■ **Required work**
Transcribe every entry word for word, but skip the images.

■ ■ ■ ■ ■

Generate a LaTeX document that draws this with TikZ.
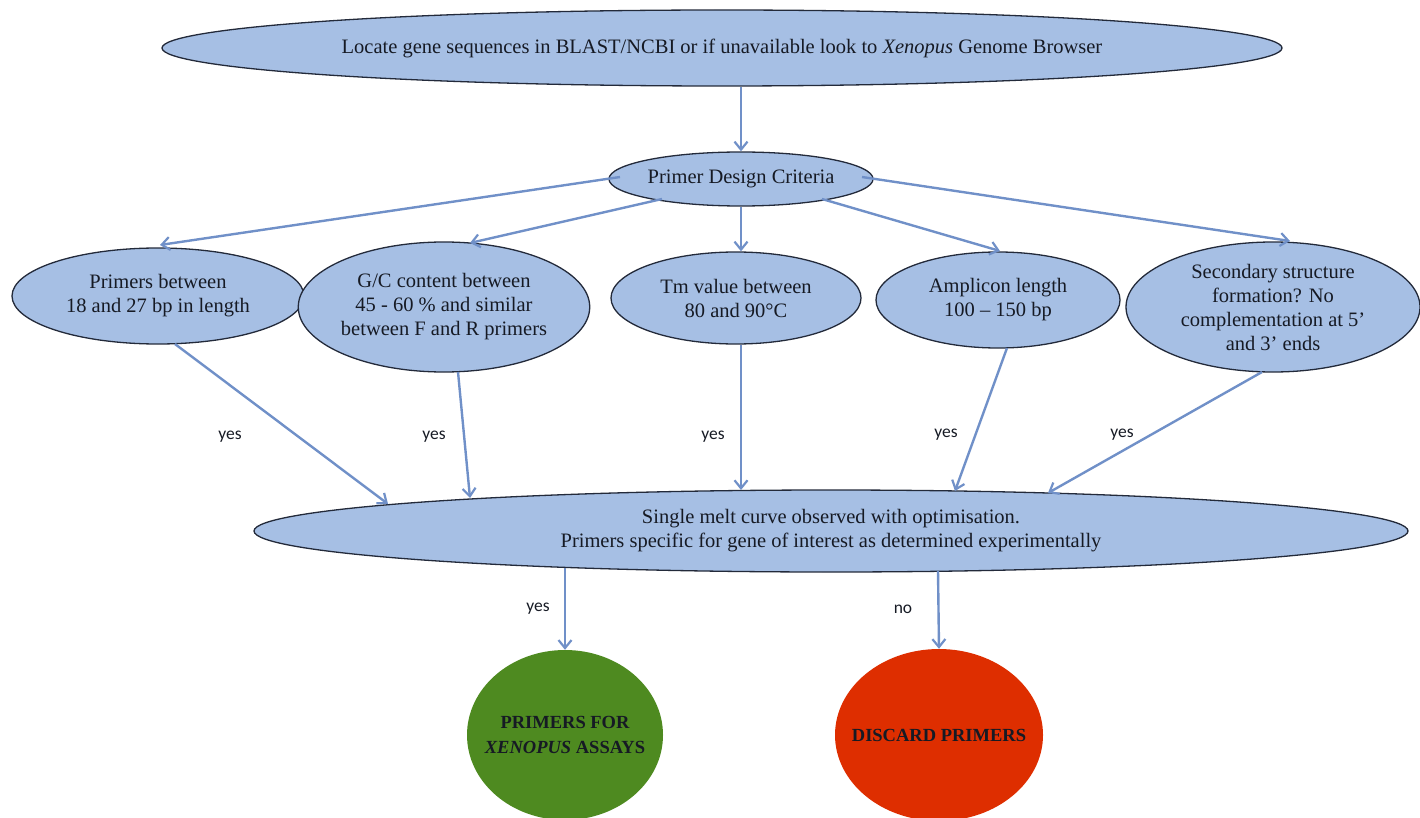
\documentclass[tikz,border=0pt]{standalone}
\usepackage{fontspec}
\setmainfont{Liberation Serif}
\newfontfamily\lblfont{Carlito}
\usetikzlibrary{shapes.geometric,arrows.meta}
\definecolor{boxfill}{RGB}{166,191,228}
\definecolor{boxline}{RGB}{35,42,58}
\definecolor{arrowcol}{RGB}{112,144,200}
\definecolor{okgreen}{RGB}{78,138,32}
\definecolor{badred}{RGB}{222,46,0}
\definecolor{txt}{RGB}{22,26,36}
\tikzset{
  oval/.style={ellipse, draw=boxline, line width=1.3pt, fill=boxfill, inner sep=0pt,
    align=center, text=txt, font=\fontsize{20.5}{24}\selectfont},
  endoval/.style={ellipse, inner xsep=-20pt, inner ysep=0pt, align=center, text=txt,
    font=\fontsize{18.5}{25}\selectfont\bfseries},
  conn/.style={draw=arrowcol, line width=2.4pt, -{Straight Barb[length=8pt,width=13pt,line width=2.2pt]}},
  lbl/.style={font=\lblfont\fontsize{17.5}{20}\selectfont, text=txt}
}
\begin{document}
\begin{tikzpicture}[x=1pt,y=-1pt]
\useasboundingbox (0,0) rectangle (1420,818);
% nodes
\node[oval, minimum width=1120, minimum height=76] (top) at (722,48)
  {Locate gene sequences in BLAST/NCBI or if unavailable look to \textit{Xenopus} Genome Browser};
\node[oval, minimum width=242, minimum height=54] (pdc) at (741,179) {Primer Design Criteria};
\node[oval, minimum width=292, minimum height=96] (c1) at (158,296)
  {Primers between\\18 and 27 bp in length};
\node[oval, minimum width=254, minimum height=130] (c2) at (444,307)
  {G/C content between\\45 - 60 \% and similar\\between F and R primers};
\node[oval, minimum width=250, minimum height=92] (c3) at (736,298)
  {Tm value between\\80 and 90°C};
\node[oval, minimum width=244, minimum height=96] (c4) at (998,300)
  {Amplicon length\\100 – 150 bp};
\node[oval, minimum width=294, minimum height=130] (c5) at (1273,307)
  {Secondary structure\\formation? No\\complementation at 5’\\and 3’ ends};
\node[oval, minimum width=1154, minimum height=82] (melt) at (831,531)
  {Single melt curve observed with optimisation.\\Primers specific for gene of interest as determined experimentally};
\node[endoval, fill=okgreen, minimum width=196, minimum height=170] (good) at (565,735)
  {PRIMERS FOR\\\textit{XENOPUS} ASSAYS};
\node[endoval, fill=badred, minimum width=208, minimum height=172] (bad) at (939,735)
  {DISCARD PRIMERS};
% connectors
\draw[conn] (pdc.north |- top.south) -- (pdc.north);
\draw[conn] ([shift={(-121,-2)}]pdc.center) -- ([shift={(2,-51)}]c1.center);
\draw[conn] ([shift={(-79,20)}]pdc.center) -- ([shift={(26,-64)}]c2.center);
\draw[conn] (pdc.south) -- (pdc.south |- c3.north);
\draw[conn] ([shift={(81,20)}]pdc.center) -- ([shift={(2,-49)}]c4.center);
\draw[conn] ([shift={(121,-2)}]pdc.center) -- ([shift={(17,-66)}]c5.center);
\draw[conn] ([shift={(17,48)}]c1.center) -- ([shift={(-443,-27)}]melt.center);
\draw[conn] ([shift={(14,65)}]c2.center) -- ([shift={(-361,-33)}]melt.center);
\draw[conn] (pdc.south |- c3.south) -- ([shift={(-90,-41)}]melt.center);
\draw[conn] ([shift={(9,48)}]c4.center) -- ([shift={(124,-40)}]melt.center);
\draw[conn] ([shift={(-11,65)}]c5.center) -- ([shift={(217,-38)}]melt.center);
\draw[conn] ([shift={(-266,37)}]melt.center) -- (good.north);
\draw[conn] ([shift={(107,40)}]melt.center) -- (bad.north);
% labels
\node[lbl] (y1) at (230,437) {yes};
\node[lbl] (y2) at (434,437) {yes};
\node[lbl] (y3) at (713,437) {yes};
\node[lbl] (y4) at (946,435) {yes};
\node[lbl] (y5) at (1122,435) {yes};
\node[lbl] (y6) at (538,609) {yes};
\node[lbl] (n1) at (903,609) {no};
\end{tikzpicture}
\end{document}
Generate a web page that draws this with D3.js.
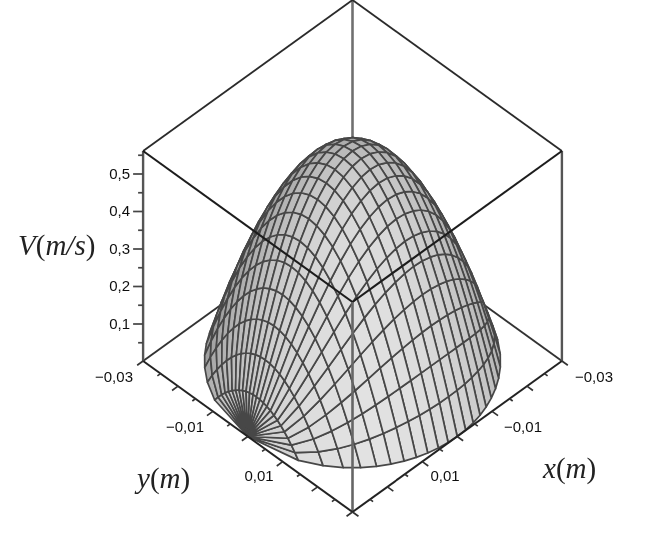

■ ■ ■ ■ ■

■ **Completed task**
Generate a LaTeX document that draws this with TikZ.
\documentclass[tikz,border=0pt]{standalone}
\usepackage{fontspec}
\setmainfont{Liberation Serif}
\newfontfamily\lblfont{Carlito}
\usetikzlibrary{shapes.geometric,arrows.meta}
\definecolor{boxfill}{RGB}{166,191,228}
\definecolor{boxline}{RGB}{35,42,58}
\definecolor{arrowcol}{RGB}{112,144,200}
\definecolor{okgreen}{RGB}{78,138,32}
\definecolor{badred}{RGB}{222,46,0}
\definecolor{txt}{RGB}{22,26,36}
\tikzset{
  oval/.style={ellipse, draw=boxline, line width=1.3pt, fill=boxfill, inner sep=0pt,
    align=center, text=txt, font=\fontsize{20.5}{24}\selectfont},
  endoval/.style={ellipse, inner xsep=-20pt, inner ysep=0pt, align=center, text=txt,
    font=\fontsize{18.5}{25}\selectfont\bfseries},
  conn/.style={draw=arrowcol, line width=2.4pt, -{Straight Barb[length=8pt,width=13pt,line width=2.2pt]}},
  lbl/.style={font=\lblfont\fontsize{17.5}{20}\selectfont, text=txt}
}
\begin{document}
\begin{tikzpicture}[x=1pt,y=-1pt]
\useasboundingbox (0,0) rectangle (1420,818);
% nodes
\node[oval, minimum width=1120, minimum height=76] (top) at (722,48)
  {Locate gene sequences in BLAST/NCBI or if unavailable look to \textit{Xenopus} Genome Browser};
\node[oval, minimum width=242, minimum height=54] (pdc) at (741,179) {Primer Design Criteria};
\node[oval, minimum width=292, minimum height=96] (c1) at (158,296)
  {Primers between\\18 and 27 bp in length};
\node[oval, minimum width=254, minimum height=130] (c2) at (444,307)
  {G/C content between\\45 - 60 \% and similar\\between F and R primers};
\node[oval, minimum width=250, minimum height=92] (c3) at (736,298)
  {Tm value between\\80 and 90°C};
\node[oval, minimum width=244, minimum height=96] (c4) at (998,300)
  {Amplicon length\\100 – 150 bp};
\node[oval, minimum width=294, minimum height=130] (c5) at (1273,307)
  {Secondary structure\\formation? No\\complementation at 5’\\and 3’ ends};
\node[oval, minimum width=1154, minimum height=82] (melt) at (831,531)
  {Single melt curve observed with optimisation.\\Primers specific for gene of interest as determined experimentally};
\node[endoval, fill=okgreen, minimum width=196, minimum height=170] (good) at (565,735)
  {PRIMERS FOR\\\textit{XENOPUS} ASSAYS};
\node[endoval, fill=badred, minimum width=208, minimum height=172] (bad) at (939,735)
  {DISCARD PRIMERS};
% connectors
\draw[conn] (pdc.north |- top.south) -- (pdc.north);
\draw[conn] ([shift={(-121,-2)}]pdc.center) -- ([shift={(2,-51)}]c1.center);
\draw[conn] ([shift={(-79,20)}]pdc.center) -- ([shift={(26,-64)}]c2.center);
\draw[conn] (pdc.south) -- (pdc.south |- c3.north);
\draw[conn] ([shift={(81,20)}]pdc.center) -- ([shift={(2,-49)}]c4.center);
\draw[conn] ([shift={(121,-2)}]pdc.center) -- ([shift={(17,-66)}]c5.center);
\draw[conn] ([shift={(17,48)}]c1.center) -- ([shift={(-443,-27)}]melt.center);
\draw[conn] ([shift={(14,65)}]c2.center) -- ([shift={(-361,-33)}]melt.center);
\draw[conn] (pdc.south |- c3.south) -- ([shift={(-90,-41)}]melt.center);
\draw[conn] ([shift={(9,48)}]c4.center) -- ([shift={(124,-40)}]melt.center);
\draw[conn] ([shift={(-11,65)}]c5.center) -- ([shift={(217,-38)}]melt.center);
\draw[conn] ([shift={(-266,37)}]melt.center) -- (good.north);
\draw[conn] ([shift={(107,40)}]melt.center) -- (bad.north);
% labels
\node[lbl] (y1) at (230,437) {yes};
\node[lbl] (y2) at (434,437) {yes};
\node[lbl] (y3) at (713,437) {yes};
\node[lbl] (y4) at (946,435) {yes};
\node[lbl] (y5) at (1122,435) {yes};
\node[lbl] (y6) at (538,609) {yes};
\node[lbl] (n1) at (903,609) {no};
\end{tikzpicture}
\end{document}
Generate a web page that draws this with D3.js.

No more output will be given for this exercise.